Mehr als 500 Menschen halten Mahnwache für den Alten Gasthof in List
Wut, Traurigkeit und Empörung

List. Baudenkmäler sind wertvolle Zeugen der Vergangenheit. Durch sie können wir auf ganz besondere Weise in die Geschichte eintauchen. Wer sich auf historische Bauten einlässt, entdeckt einen Teil seiner Identität. Sie prägen das charakteristische Erscheinungsbild der Städte und Dörfer, Gemeinden und Landschaften. Sie lassen uns spüren: Hier sind wir zuhause. Dafür werden die Bauten bewahrt und gepflegt. Und: Sie sind authentische Zeugnisse für die nachfolgenden Generationen.

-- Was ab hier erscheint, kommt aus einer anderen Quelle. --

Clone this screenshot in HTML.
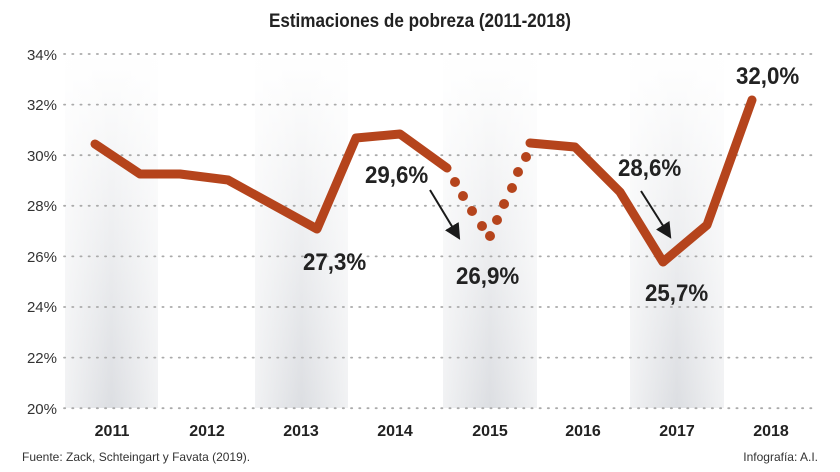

Wie man auf Sylt zuweilen mit historischen Bauten umgeht, war am vorletzten Tag des alten Jahres zu sehen: Abrissbagger rückten an, um dem Alten Gasthof in List zu Leibe zu rücken. Eine Sylter Institution und ein Stück Geschichte wurden einfach plattgemacht. 200 Jahre – ausgelöscht.
Seitdem ist in der Gemeinde nichts mehr so wie es war. Der Abriss des alten Friesenhauses, das noch aus dem Jahr 1650 stammt, hat den Volkszorn zum Kochen gebracht und die Menschen auf die Straße. Am Sonntag demonstrierten rund 500 Menschen neben der Bauruine.
Es fallen Worte wie Respektlosigkeit, Wut und Empörung. Die Protestierenden sind einfach nur fassungslos und möchten ihrem Unmut Luft machen. Die Mahnwache haben die Bürgerinitiative „Merret reicht‘s“, die Sölring Foriining sowie der SSW, „Die Insulaner“, die Grünen Sylt sowie die CDU List organisiert. Der erste Redner, Manfred Koch, war Betreiber des Gasthofes und erinnerte an die bewegte Geschichte des Hauses. Die Atmosphäre sei einzigartig gewesen. „Das Haus hat Geschichten erzählt.“
Molly Kiesewein von den Grünen betonte, dass ein Eigentümer, der ein historisches Haus kauft, eine „moralische Verantwortung“ für das Erworbene hat. „Ein wunderschönes altes Haus so würdelos abzureißen, kann nicht richtig sein.“
Silke von Bremen, Mitbegründerin von „Merret reicht‘s“, kritisierte, dass Investoren, die solche „Taten“ wie den Abbruch durchführen, keine Konsequenzen zu befürchten hätten. „Es gibt kein zielstrebiges Handeln, uns vor derlei Schaden zu bewahren, nichts, um Investoren Grenzen aufzuzeigen“, kritisierte sie auch das Handeln der örtlichen Politik. Die Zeugen des kulturellen Gedächtnisses werden rücksichtlos zerstört. Silke von Bremen sprach von „Kulturvandalismus“, der rein ökonomisch motiviert sei. Die Bürger sollten sich einmischen und in den Gemeindevertretungen Gehör verschaffen. Maren Jessen, Vorsitzende der Sölring Foriining, sagte, dass Gemeindevertreter genau überlegen sollten, bevor sie Bebauungspläne aufstellen. „Planen Sie vernünftig.“ Hans-Georg Hosterup von der Interessengemeinschaft Baupflege nannte den Abriss eine „Dreistigkeit“ und attestierte den Verantwortlichen „kriminelle Energie.“ Er fragte, wieso der Abbruch trotz Erhaltungssatzung nicht verhindert werden konnte.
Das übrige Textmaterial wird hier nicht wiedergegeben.